No mundo agitado em que vivemos, muitas vezes negligenciamos a importância de cuidar não apenas do nosso corpo físico, mas também da nossa mente e das profundezas emocionais que moldam quem somos. O professor e PhD Marcelo L. Pelizzoli, da Universidade Federal de Pernambuco (UFPE), nos convida a refletir sobre essa conexão entre corpo e mente em seu inspirador artigo.

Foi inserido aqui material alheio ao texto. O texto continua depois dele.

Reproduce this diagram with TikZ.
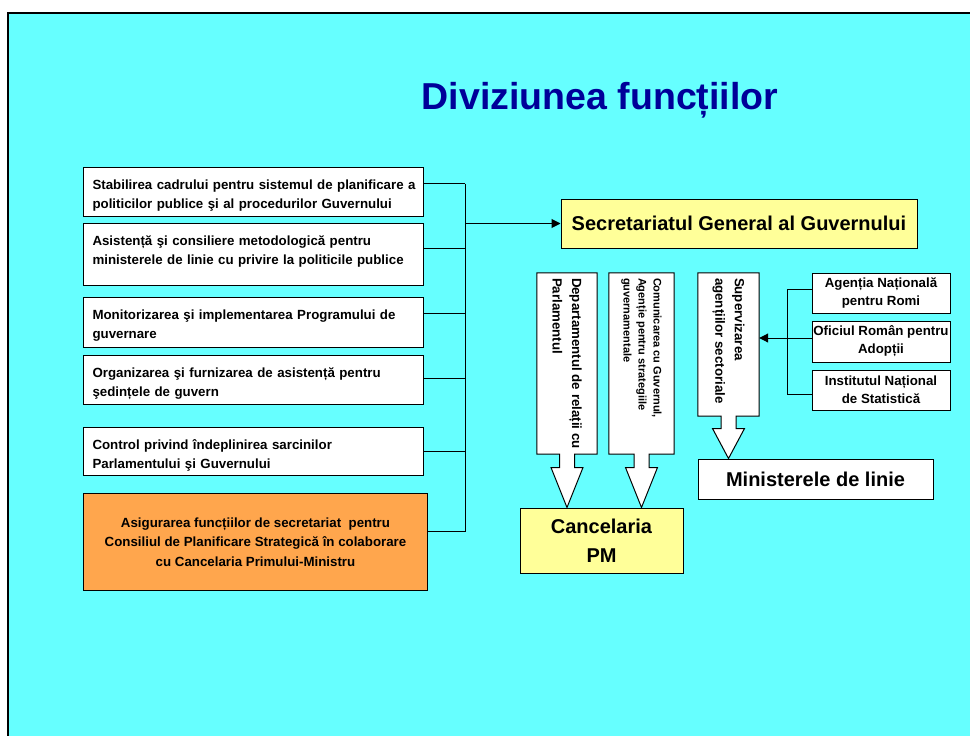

Cuidar do Corpo e Mente de Dor
Muito de meu trabalho de cuidado – em conexão com a Comunicação Não-Violenta e a Visão Sistêmica – parte de uma pedra fundamental que busca expressar a essência dos processos de diálogo, portanto, da escuta, e de muito da prática terapêutica. É um postulado geral de grandeza considerável, a tal ponto que podemos dizer que se refere ao sentido primeiro de tais práticas. Eis o postulado:
“Preciso ser reconhecido, querido, aceito como sou, apoiado; portanto, não ser tratado como objeto.”

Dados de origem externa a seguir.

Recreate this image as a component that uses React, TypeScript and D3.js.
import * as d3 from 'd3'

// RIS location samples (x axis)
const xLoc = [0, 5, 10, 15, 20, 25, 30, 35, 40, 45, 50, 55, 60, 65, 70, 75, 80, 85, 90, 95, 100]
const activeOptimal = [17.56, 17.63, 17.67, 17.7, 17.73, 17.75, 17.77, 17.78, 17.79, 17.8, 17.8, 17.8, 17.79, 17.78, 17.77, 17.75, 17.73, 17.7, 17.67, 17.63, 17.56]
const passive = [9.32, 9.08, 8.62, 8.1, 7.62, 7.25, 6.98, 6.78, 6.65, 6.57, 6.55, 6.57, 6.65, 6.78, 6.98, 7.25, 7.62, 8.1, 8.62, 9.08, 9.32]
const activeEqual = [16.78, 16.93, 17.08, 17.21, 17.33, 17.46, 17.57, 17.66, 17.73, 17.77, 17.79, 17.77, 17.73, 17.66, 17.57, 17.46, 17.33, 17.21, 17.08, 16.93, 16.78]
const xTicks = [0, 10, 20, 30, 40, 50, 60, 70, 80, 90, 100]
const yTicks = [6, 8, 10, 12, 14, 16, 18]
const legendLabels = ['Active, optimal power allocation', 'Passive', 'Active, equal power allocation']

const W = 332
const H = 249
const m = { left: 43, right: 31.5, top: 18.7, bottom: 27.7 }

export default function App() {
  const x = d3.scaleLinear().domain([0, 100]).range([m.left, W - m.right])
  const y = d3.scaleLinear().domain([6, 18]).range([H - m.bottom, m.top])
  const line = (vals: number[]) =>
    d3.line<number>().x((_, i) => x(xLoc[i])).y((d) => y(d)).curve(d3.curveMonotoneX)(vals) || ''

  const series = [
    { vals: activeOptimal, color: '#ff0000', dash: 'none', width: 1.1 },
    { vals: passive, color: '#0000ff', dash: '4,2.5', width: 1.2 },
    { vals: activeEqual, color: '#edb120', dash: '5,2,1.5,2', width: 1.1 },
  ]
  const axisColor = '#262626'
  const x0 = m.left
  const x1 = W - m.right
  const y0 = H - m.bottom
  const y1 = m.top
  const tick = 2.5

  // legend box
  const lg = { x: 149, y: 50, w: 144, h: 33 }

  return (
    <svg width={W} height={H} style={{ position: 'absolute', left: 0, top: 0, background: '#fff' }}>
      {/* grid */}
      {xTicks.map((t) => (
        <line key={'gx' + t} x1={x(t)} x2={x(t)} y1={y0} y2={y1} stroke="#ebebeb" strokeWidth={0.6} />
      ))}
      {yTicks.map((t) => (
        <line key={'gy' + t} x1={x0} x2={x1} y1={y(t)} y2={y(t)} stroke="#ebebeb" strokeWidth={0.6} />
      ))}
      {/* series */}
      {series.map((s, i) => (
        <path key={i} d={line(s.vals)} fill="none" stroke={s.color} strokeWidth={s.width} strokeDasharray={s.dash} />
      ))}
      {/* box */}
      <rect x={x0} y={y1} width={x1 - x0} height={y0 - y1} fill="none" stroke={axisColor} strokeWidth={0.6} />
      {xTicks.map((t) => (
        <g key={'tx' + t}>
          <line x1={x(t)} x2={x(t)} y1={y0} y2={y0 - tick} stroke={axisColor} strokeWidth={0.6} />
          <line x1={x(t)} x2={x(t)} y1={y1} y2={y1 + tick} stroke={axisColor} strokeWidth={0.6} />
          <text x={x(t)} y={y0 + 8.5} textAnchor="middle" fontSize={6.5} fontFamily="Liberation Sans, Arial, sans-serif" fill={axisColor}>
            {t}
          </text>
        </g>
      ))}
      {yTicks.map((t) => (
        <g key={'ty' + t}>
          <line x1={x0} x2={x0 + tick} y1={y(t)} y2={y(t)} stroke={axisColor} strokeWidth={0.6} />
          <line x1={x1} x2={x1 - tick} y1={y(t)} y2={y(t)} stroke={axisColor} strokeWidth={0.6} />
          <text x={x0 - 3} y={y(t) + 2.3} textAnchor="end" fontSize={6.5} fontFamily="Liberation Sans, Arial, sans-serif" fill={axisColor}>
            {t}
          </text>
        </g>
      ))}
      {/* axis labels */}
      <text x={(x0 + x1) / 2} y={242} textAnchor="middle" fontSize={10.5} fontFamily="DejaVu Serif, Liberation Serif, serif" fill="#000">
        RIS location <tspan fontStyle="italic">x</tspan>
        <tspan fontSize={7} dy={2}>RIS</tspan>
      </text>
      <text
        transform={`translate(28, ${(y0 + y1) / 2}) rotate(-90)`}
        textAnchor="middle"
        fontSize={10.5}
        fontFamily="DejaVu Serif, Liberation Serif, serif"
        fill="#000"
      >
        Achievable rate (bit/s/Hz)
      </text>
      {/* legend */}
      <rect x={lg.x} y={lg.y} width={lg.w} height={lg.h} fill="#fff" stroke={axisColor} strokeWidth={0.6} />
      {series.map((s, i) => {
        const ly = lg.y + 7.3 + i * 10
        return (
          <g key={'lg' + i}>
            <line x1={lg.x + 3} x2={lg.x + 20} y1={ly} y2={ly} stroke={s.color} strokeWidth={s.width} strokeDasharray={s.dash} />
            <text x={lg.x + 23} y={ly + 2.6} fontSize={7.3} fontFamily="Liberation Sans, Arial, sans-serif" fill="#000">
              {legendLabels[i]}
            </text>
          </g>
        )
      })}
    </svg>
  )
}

Quanto mais tenra a idade, mais este postulado tem força para a vida de uma pessoa. Se em qualquer momento da jornada de uma pessoa, principalmente nos primeiros tempos de vida, houve falhas ou violações deste cuidado essencial: não fui reconhecido e querido como eu era, fui tratado como objeto, foi-me negado necessidades fundamentais, foi-me colocado obstáculos e demandas para as quais eu não tinha forças e apoio suficiente, qualquer alteração neste nível marca profundamente um sujeito e sua história, suas buscas, sua vida. Por conseguinte, quando ocorre na vida atual da pessoa um conflito ou violação, o acontecimento presente remete condicionadamente ao histórico destes sofrimentos. A dor é potencializada. Algo como uma linha de ligação entre os eventos dramáticos sofridos, como os nós em uma rede, e que é acionada com os conflitos e exclusões. A pessoa tende a perder a resiliência ou bom retorno aos processos de regulação de seu sistema nervoso e estabilidade emocional básica.
Eis um motivo essencial para o cuidado constante, para a compreensão dos conflitos, e para o reconhecimento mútuo dos sujeitos. Eis também motivos suficientes para entender que o bem lidar com os conflitos, com os outros, passou/passa por lidar com o próprio histórico de vida, com as nossas sombras (Pelizzoli, 2012 e 2016). Daí a ideia de Corpo/Mente de Dor, expressando condicionamentos encarnados que carregamos e que temos como tarefa tomar consciência e cuidar diariamente, como a criança ferida e raivosa que carregamos, e que se ativa em certos momentos.
A compreensão e a administração deste Corpo de Dor revelam uma interdependência surpreendente: quando mais cuido de mim (das minhas personas, ou partes que me compõem), mais posso ajudar o outro; mas, por reversibilidade, quando cuido do outro atuo sobre meu cuidado. Por outro lado, a ideia de que o cuidador deve estar curado para curar, não confere com a realidade. Incorre numa exigência de perfeccionismo que nos afasta da realidade humana. Além do mais, há exemplos fartos de grandes mestres e cuidadores que foram levados ao seu Caminho justamente por uma grande dor, perda, traumas, ou sofrimentos de sua comunidade e povo.